3 minuti per la lettura
POTENZA – L’ex assessore Antonio Corbo e il capo dell’ufficio tecnico del Comune di Melfi Berardino D’Amelio avrebbero cercato di pilotare anche l’assegnazione dei lavori per la «manutenzione delle strade, degli edifici pubblici e della pubblica illuminazione». E tra i nomi delle ditte favorite c’è anche quello di una vecchia conoscenza degli agenti della mobile di Potenza, un tempo considerato il prestanome del boss Massimo Cassotta.
«Dall’esame della documentazione amministrativa acquisita -scrive il gip Tiziana petrocelli – si rilevava che le gare in appalto in questione tutte indette con la proceduta negoziata del cottimo fiduciario, avevano realmente visto la partecipazione delle ditte e delle imprese specificatamente concordate dall’assessore Antonio Corbo e dall’architetto Berardino D’Amelio».
Il gip riporta anche la trascrizione della registrazione effettuata dalle microspie nell’ufficio di D’Amelio, quando Corbo gli chiede il nome dell’impresa elettrica «vicina a Luigi Casella». Un nome che lascia contrariato l’architetto forse per le simpatie politiche diverse («no (…) gente che sta vicino a noi»).
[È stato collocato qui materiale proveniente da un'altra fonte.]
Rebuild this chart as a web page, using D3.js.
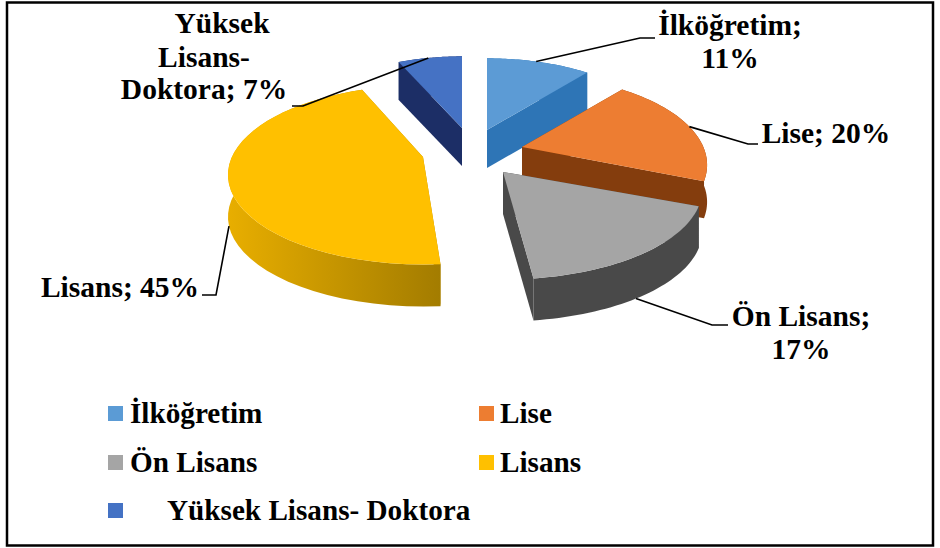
<!DOCTYPE html>
<meta charset="utf-8">
<style>
html, body { margin: 0; background: #fff; }
svg { display: block; }
text { font-family: 'Liberation Serif', serif; font-weight: bold; font-size: 29.5px; fill: #000; }
.legend text { font-size: 29.2px; }
</style>
<svg width="940" height="548"></svg>
<script src="https://d3js.org/d3.v7.min.js"></script>
<script>
var categories = ["İlköğretim", "Lise", "Ön Lisans", "Lisans", "Yüksek Lisans- Doktora"];
var shares = [11, 20, 17, 45, 7];
var topColors = ["#5b9bd5", "#ed7d31", "#a5a5a5", "#ffc000", "#4472c4"];
var sideColors = ["#2e75b6", "#843c0c", "#4a4a4a", "#b58a08", "#1f2f66"];
var labelLines = [["İlköğretim;", "11%"], ["Lise; 20%"], ["Ön Lisans;", "17%"], ["Lisans; 45%"], ["Yüksek", "Lisans-", "Doktora; 7%"]];

// layout of the exploded slices, index follows categories
var apex = [[487, 130], [522, 147], [503, 172], [423, 157], [462, 128]];
var depth = [38, 37, 42, 42, 38];
var widthScale = [0.93, 0.93, 1, 0.98, 0.9];
var turn = [0, 0, 0, 3, 0]; // degrees, the yellow slice sits a bit rotated in the picture
var drawOrder = [0, 4, 1, 3, 2];
var rx = 195, ry = 86, persp = 0.2;

var labelPos = [
	[[730, 35], [730, 68]],
	[[826, 143]],
	[[801, 326], [801, 359]],
	[[120, 297]],
	[[222, 33], [204, 67], [204, 99]]
];
// elbow and end of each leader line, first point comes from the slice
var leaderAngle = [0.48, 0.49, 0.55, 0.48, 0.48];
var leaders = [
	[[640, 38], [655, 38]],
	[[748, 144], [758, 144]],
	[[712, 325], [728, 325]],
	[[216, 295], [202, 295]],
	[[303, 106], [292, 106]]
];
var legendPos = [
	{ box: [108, 406], text: [130, 423] },
	{ box: [479, 406], text: [500, 423] },
	{ box: [108, 455], text: [130, 472] },
	{ box: [479, 455], text: [500, 472] },
	{ box: [108, 503], text: [167, 520] }
];

var svg = d3.select("svg");
var defs = svg.append("defs");
defs.append("filter").attr("id", "soft")
	.append("feGaussianBlur").attr("stdDeviation", 0.7);

var rimGrad = defs.append("linearGradient").attr("id", "rim3").attr("x1", 0).attr("x2", 1).attr("y1", 0).attr("y2", 0);
rimGrad.append("stop").attr("offset", 0).attr("stop-color", "#e8ae05");
rimGrad.append("stop").attr("offset", 1).attr("stop-color", "#a37c06");

svg.append("rect")
	.attr("x", 7).attr("y", 2.5)
	.attr("width", 926).attr("height", 543)
	.attr("fill", "#fff").attr("stroke", "#000").attr("stroke-width", 2.5);

var pie = d3.pie().sort(null).value(function(d) { return d; });
var arcs = pie(shares);

// tilted disc with a bit of perspective, angle clockwise from the top
function project(i, a) {
	var u = Math.sin(a), v = -Math.cos(a);
	var k = 1 / (1 - v * persp);
	return [apex[i][0] + u * rx * widthScale[i] * k, apex[i][1] + v * ry * k];
}

function rimPoints(i) {
	var off = turn[i] * Math.PI / 180;
	var a0 = arcs[i].startAngle + off, a1 = arcs[i].endAngle + off;
	return d3.range(0, 41).map(function(t) { return project(i, a0 + (a1 - a0) * t / 40); });
}

var line = d3.line();

var pieG = svg.append("g").attr("filter", "url(#soft)");

drawOrder.forEach(function(i) {
	var rim = rimPoints(i);
	var d = depth[i];
	var g = pieG.append("g");
	var side = i === 3 ? "url(#rim3)" : sideColors[i];
	var first = rim[0], last = rim[rim.length - 1];

	function down(p) { return [p[0], p[1] + d]; }

	g.append("path")
		.attr("d", line([apex[i], first, down(first), down(apex[i])]) + "Z")
		.attr("fill", sideColors[i]);
	g.append("path")
		.attr("d", line([apex[i], last, down(last), down(apex[i])]) + "Z")
		.attr("fill", sideColors[i]);
	g.append("path")
		.attr("d", line(rim.concat(rim.map(down).reverse())) + "Z")
		.attr("fill", side);
	g.append("path")
		.attr("d", line([apex[i]].concat(rim)) + "Z")
		.attr("fill", topColors[i]);
});

// leader lines
categories.forEach(function(c, i) {
	var rim = rimPoints(i);
	var start = rim[Math.round(leaderAngle[i] * 40)].slice();
	if (i === 3 || i === 2) start[1] += depth[i];
	svg.append("path")
		.attr("d", line([start].concat(leaders[i])))
		.attr("fill", "none")
		.attr("stroke", "#000")
		.attr("stroke-width", 1.6);
});

labelLines.forEach(function(lines, i) {
	lines.forEach(function(t, j) {
		svg.append("text")
			.attr("x", labelPos[i][j][0])
			.attr("y", labelPos[i][j][1])
			.attr("text-anchor", "middle")
			.text(t);
	});
});

var legend = svg.append("g").attr("class", "legend");
categories.forEach(function(c, i) {
	legend.append("rect")
		.attr("x", legendPos[i].box[0]).attr("y", legendPos[i].box[1])
		.attr("width", 15).attr("height", 15)
		.attr("fill", topColors[i]);
	legend.append("text")
		.attr("x", legendPos[i].text[0]).attr("y", legendPos[i].text[1])
		.text(c);
});
</script>
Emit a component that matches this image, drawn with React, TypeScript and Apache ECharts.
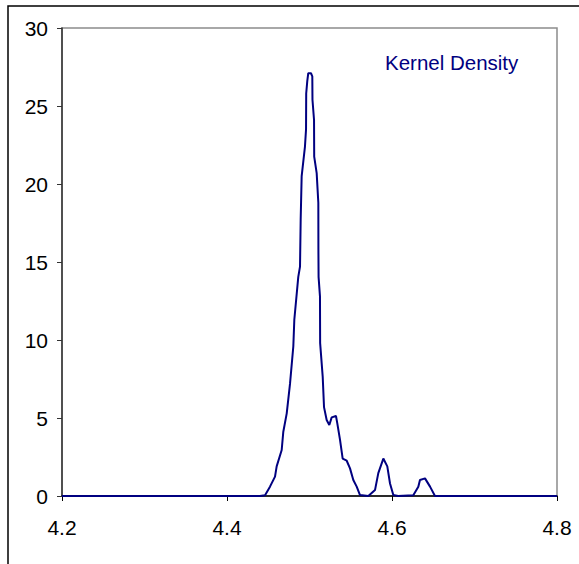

Tra questi ci sarebbe anche Michele Carota, da inserire «al posto di Mossucca».
«Si tratta come si ricorderà – annota a piè di pagina il gip – della cosiddetta “testa di legno” messa dal noto Massimo Cassotta alla presidenza della Cooperativa New Job».
Ma D’Amelio a questo punto non fa una piega, nonostante proprio Cassotta e Carota gli siano già costati un processo che si è concluso soltanto ad aprile dell’anno scorso con l’assoluzione in Appello, dopo una condanna a 10 mesi in primo grado per abuso d’ufficio.
D’Amelio, che all’epoca dei fatti era responsabile dell’area infrastrutture, mobilità ed ambiente era finito sotto accusa per una commessa da poche migliaia di euro, dopo che aveva indetto una gara “lampo” con procedura di pubblico incanto per l’affidamento del servizio di sfalcio delle erbe cimiteriali per un importo di otto mila euro iva compresa, approvandone contestualmente il relativo bando, nel quale veniva definito il termine per la presentazione delle offerte per il giorno 26 maggio del 2006.
A rispondere al bando sarebbe stata soltanto la cooperativa sociale “New job” di Melfi presieduta da Carota, ma di fatto capeggiata da Cassotta. Fatto sta che per una serie di carenze nella documentazione l’aggiudicazione vera e propria non sarebbe mai arrivata e il 13 ottobre D’Amelio avrebbe disposto l’affidamento diretto per sette mesi del servizio in favore della stessa ditta. Un affidamento “intuitu personae” che non era stato nemmeno richiesto dal boss, sorvegliato speciale di pubblica sicurezza e ancora sottoposto all’obbligo di soggiorno nel Comune di Melfi. O dalla sua “testa di legno”. Di qui le accuse e l’imputazione caduta soltanto in Appello l’anno scorso.